Leaving The Folly moorings the next morning, heading for Long Itchington, we had to cover a fairly short distance to the turn at Napton Junction. After that, while the mileage was low, we had two groups of locks to work through including the Stockton flight of ten in a row. Now we were back on the Grand Union we were dealing with locks sized to take two boats together but traffic was light and there was no-one ready to lock down with us. We didn’t get much help from boats coming up either and the volunteer lockkeeper at the top of the flight offered no real assistance, as well as being the surliest and least communicative of his ilk that we have ever met. We are not sure why he had volunteered but it certainly wasn’t due to a love of meeting new people. We could probably have got through faster than we did by opening both paddles each time but at twenty-two full turns to open every paddle and another twenty-two to close it, we preferred to just open one and wait patiently, enjoying the sunshine that had unexpectedly appeared about 11:00, heralding another lovely, warm afternoon of wall to wall sunshine.
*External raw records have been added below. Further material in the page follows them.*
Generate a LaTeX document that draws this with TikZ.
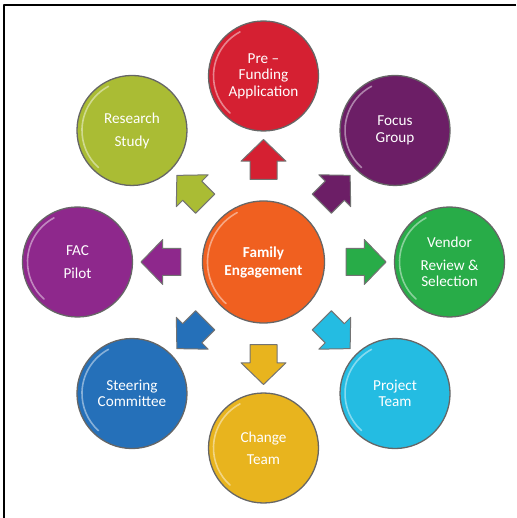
\documentclass[tikz,border=0pt]{standalone}
\usepackage{fontspec}
\setmainfont{Carlito}
\usepackage{xcolor}
\usetikzlibrary{calc,shapes.arrows}
\definecolor{cfe}{HTML}{F06020}
\definecolor{cpre}{HTML}{D52032}
\definecolor{cfocus}{HTML}{6C1E66}
\definecolor{cvendor}{HTML}{28AC48}
\definecolor{cproject}{HTML}{24BCE2}
\definecolor{cchange}{HTML}{E8B41E}
\definecolor{csteer}{HTML}{2570B9}
\definecolor{cfac}{HTML}{8E288C}
\definecolor{cresearch}{HTML}{AABC34}
\tikzset{
  ball/.style={circle, draw=black!60, line width=1.3pt, minimum size=110pt, inner sep=0pt,
    text=white, align=center, font=\fontsize{15.2}{16.5}\selectfont},
  hub/.style={ball, minimum size=122pt, font=\bfseries\fontsize{15.2}{18}\selectfont},
  blockarr/.style={single arrow, draw=black!55, line width=1pt, minimum height=40pt,
    minimum width=44pt, single arrow head extend=9pt, single arrow tip angle=92,
    inner xsep=0pt, inner ysep=13pt},
  gloss/.style={white, opacity=.45, line width=1.6pt, line cap=round},
  every picture/.style={line cap=round, line join=round}
}

\begin{document}
\begin{tikzpicture}[x=1pt, y=1pt]
  \useasboundingbox (-263.5,-256) rectangle (252.5,262);
  \draw[line width=2.2pt, line cap=butt] (252.5,257) -- (-259.5,257) -- (-259.5,-256);

  \node[hub, fill=cfe] (fe) at (0,0) {Family\\Engagement};
  \node[ball, fill=cpre]      (pre)      at (90:186)  {Pre \textendash\\Funding\\Application};
  \node[ball, fill=cfocus]    (focus)    at (45:186)  {Focus\\Group};
  \node[ball, fill=cvendor]   (vendor)   at (0:186)   {Vendor\\[6.5pt]Review \&\\Selection};
  \node[ball, fill=cproject]  (project)  at (-45:186) {Project\\Team};
  \node[ball, fill=cchange]   (change)   at (-90:186) {Change\\[5.5pt]Team};
  \node[ball, fill=csteer]    (steer)    at (-135:186){Steering\\Committee};
  \node[ball, fill=cfac]      (fac)      at (180:186) {FAC\\[6.5pt]Pilot};
  \node[ball, fill=cresearch] (research) at (135:186) {Research\\[6.5pt]Study};

  % glossy rim on every ball
  \foreach \n/\r in {fe/56,pre/50,focus/50,vendor/50,project/50,change/50,steer/50,fac/50,research/50}
    \draw[gloss] ($(\n.center)+(118:\r)$) arc (118:228:\r);

  % block arrows pointing out of the hub
  \foreach \n/\c/\a in {pre/cpre/90, focus/cfocus/45, vendor/cvendor/0, project/cproject/-45,
                        change/cchange/-90, steer/csteer/-135, fac/cfac/180, research/cresearch/135}
    \node[blockarr, fill=\c, rotate=\a] (arr-\n) at ($(fe.center)!96pt!(\n.center)$) {};
\end{tikzpicture}
\end{document}
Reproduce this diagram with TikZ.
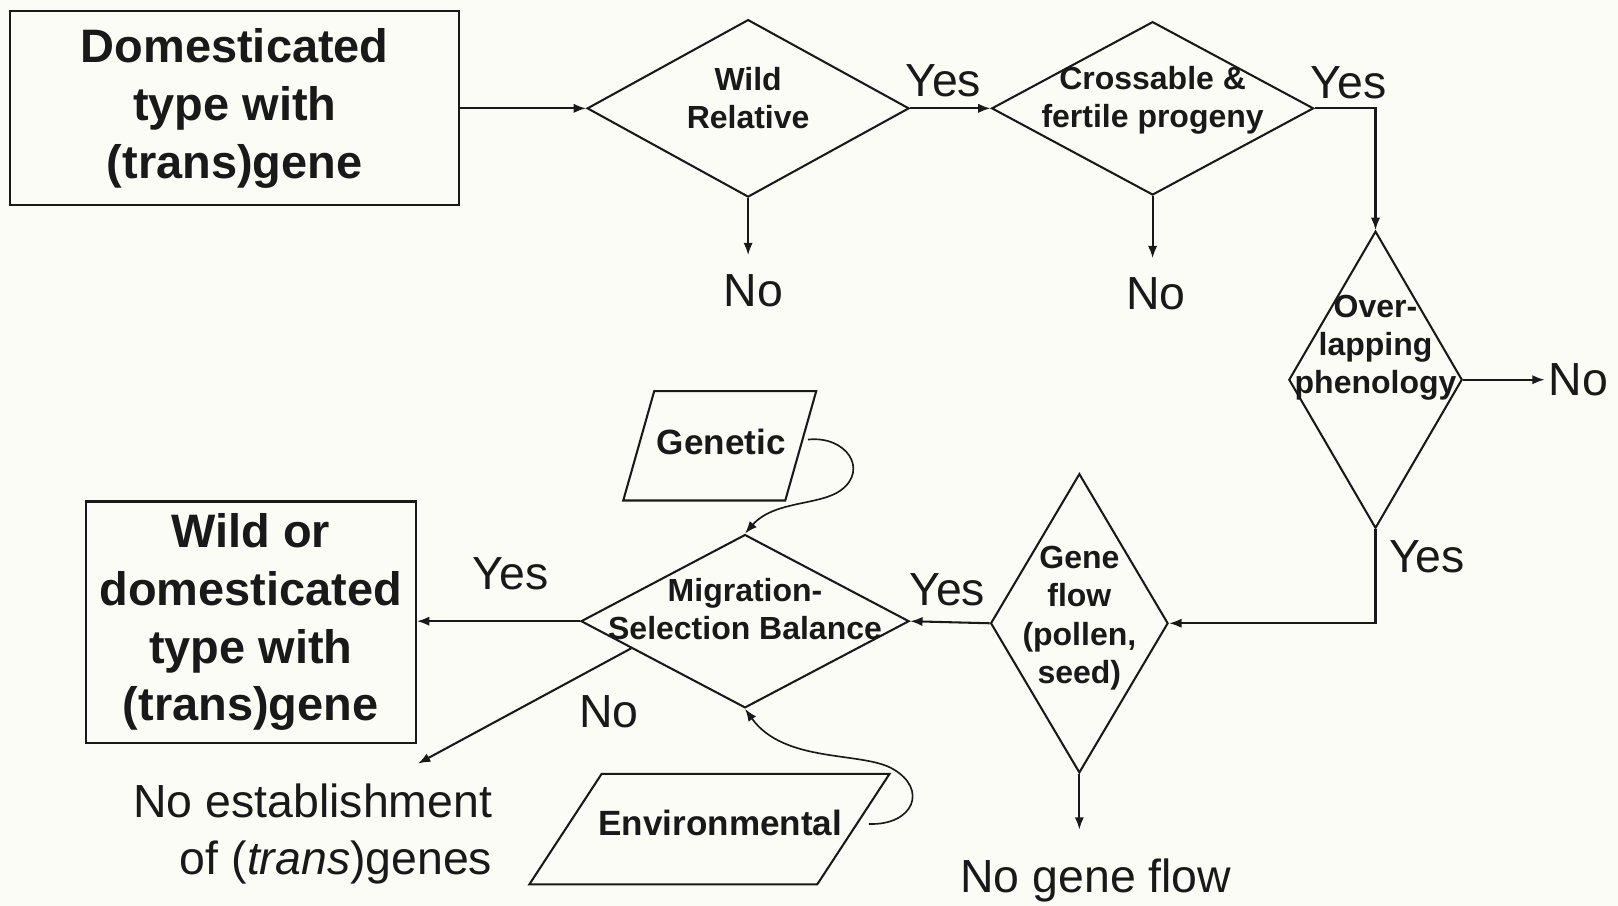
\documentclass[tikz,border=0pt]{standalone}
\usepackage{fontspec}
\setmainfont{Liberation Sans}
\usetikzlibrary{shapes.geometric,arrows.meta,calc}
\definecolor{bgc}{RGB}{252,252,247}
\definecolor{ink}{RGB}{25,25,25}
\begin{document}
\begin{tikzpicture}[x=1pt,y=-1pt,
  line width=2pt, draw=ink, text=ink,
  arr/.style={draw=ink, -{Latex[length=12pt,width=9pt]}},
  box/.style={draw=ink, rectangle, inner sep=0pt, font=\fontsize{45.5}{56}\selectfont\bfseries, align=center},
  dia/.style={draw=ink, diamond, inner sep=0pt},
  dtext/.style={font=\fontsize{31}{37}\selectfont\bfseries, align=center, inner sep=0pt, text=ink},
  ptext/.style={font=\fontsize{34}{40}\selectfont\bfseries, inner sep=0pt, text=ink},
  para/.style={rectangle, inner sep=0pt},
  lab/.style={font=\fontsize{45}{55}\selectfont, inner sep=0pt, align=center, text=ink}
]
\useasboundingbox[fill=bgc] (0,0) rectangle (1568,878);

% boxes
\node[box, minimum width=435pt, minimum height=188pt] (b1) at (227.5,105) {Domesticated\\type with\\(trans)gene};
\node[box, minimum width=320pt, minimum height=234pt] (b2) at (243,603) {Wild or\\domesticated\\type with\\(trans)gene};

% diamonds
\node[dia, minimum width=312pt, minimum height=172pt,
  label={[dtext, yshift=10pt]center:{Wild\\Relative}}] (d1) at (725,105) {};
\node[dia, minimum width=312pt, minimum height=168pt,
  label={[dtext, yshift=8pt]center:{Crossable \&\\fertile progeny}}] (d2) at (1117,105) {};
\node[dia, minimum width=168pt, minimum height=288pt,
  label={[dtext, yshift=31pt]center:{Over-\\lapping\\phenology}}] (d3) at (1333,368) {};
\node[dia, minimum width=172pt, minimum height=290pt,
  label={[dtext, yshift=5pt]center:{Gene\\flow\\(pollen,\\seed)}}] (d4) at (1046,604) {};
\node[dia, minimum width=318pt, minimum height=168pt,
  label={[dtext, yshift=12pt]center:{Migration-\\Selection Balance}}] (d5) at (722,602) {};

% parallelograms (bounding node + slanted outline)
\node[para, minimum width=185pt, minimum height=104pt,
  label={[ptext, xshift=1.5pt, yshift=4pt]center:Genetic}] (gen) at (697.5,432) {};
\draw ([xshift=30pt]gen.north west) -- (gen.north east) -- ([xshift=-30pt]gen.south east) -- (gen.south west) -- cycle;
\node[para, minimum width=347pt, minimum height=105pt,
  label={[ptext, xshift=10.5pt, yshift=5.5pt]center:Environmental}] (env) at (687.5,803.5) {};
\draw ([xshift=70pt]env.north west) -- (env.north east) -- ([xshift=-70pt]env.south east) -- (env.south west) -- cycle;

% labels
\node[lab] (y1) at (914,78) {Yes};
\node[lab] (y2) at (1307,80) {Yes};
\node[lab] (n1) at (730,282) {No};
\node[lab] (n2) at (1120,285) {No};
\node[lab, anchor=west] (n3) at (1500,368) {No};
\node[lab] (y3) at (1383,540) {Yes};
\node[lab] (y4) at (918,572) {Yes};
\node[lab] (ngf) at (1062,853) {No gene flow};
\node[lab] (y5) at (495,556) {Yes};
\node[lab] (n5) at (590,690) {No};
\node[lab, align=right, anchor=north east] (nest) at (478,759) {No establishment\\of (\textit{trans})genes};
\coordinate (nestc) at (405,740);
\coordinate (gs) at ([xshift=-8pt,yshift=6pt]gen.east);
\coordinate (es) at ([xshift=-20pt,yshift=5pt]env.east);

% connectors
\draw[arr] (b1.east) -- (d1.west);
\draw[arr] (d1.east) -- (d2.west);
\draw[arr] (d2.east) -| (d3.north);
\draw[arr, shorten >=18pt] (d1.south) -- (d1.south |- n1.north);
\draw[arr, shorten >=18pt] (d2.south) -- (d2.south |- n2.north);
\draw[arr, shorten >=3pt] (d3.east) -- (n3.west);
\draw[arr] (d3.south) |- (d4.east);
\draw[arr] (d4.west) -- (d5.east);
\draw[arr, shorten >=27pt] (d4.south) -- (d4.south |- ngf.north);
\draw[arr] (d5.west) -- (b2.east |- d5.west);
\draw[arr] ($(d5.west)!0.31!(d5.south)$) -- (nestc);
\draw[arr, line width=1.6pt] (gs)
  .. controls (820,422) and (842,455) .. (815,475)
  .. controls (795,490) and (750,485) .. (d5.north);
\draw[arr, line width=1.6pt] (es)
  .. controls (885,800) and (900,765) .. (865,745)
  .. controls (835,728) and (760,740) .. (d5.south);
\end{tikzpicture}
\end{document}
Heading down Stockton Locks

Ten locks in a row sounds daunting when you are planning it but you soon get into a rhythm. Being close together you don’t have to keep stopping and letting someone off and then back on again so we were moored up for a late lunch on Thursday afternoon. In the meantime, on our way down from Napton, we had heard from our solicitor that we were being offered a completion date of 19th October on the house, two weeks earlier than they had indicated only the day before. Having checked that the timing would work for the carpet fitters and removal company we accepted and now just needed to get the formal notice to be able to start making all the arrangements required. Great news but a lot to do and a trip to Liverpool to see the new boat to fit in next Monday as well.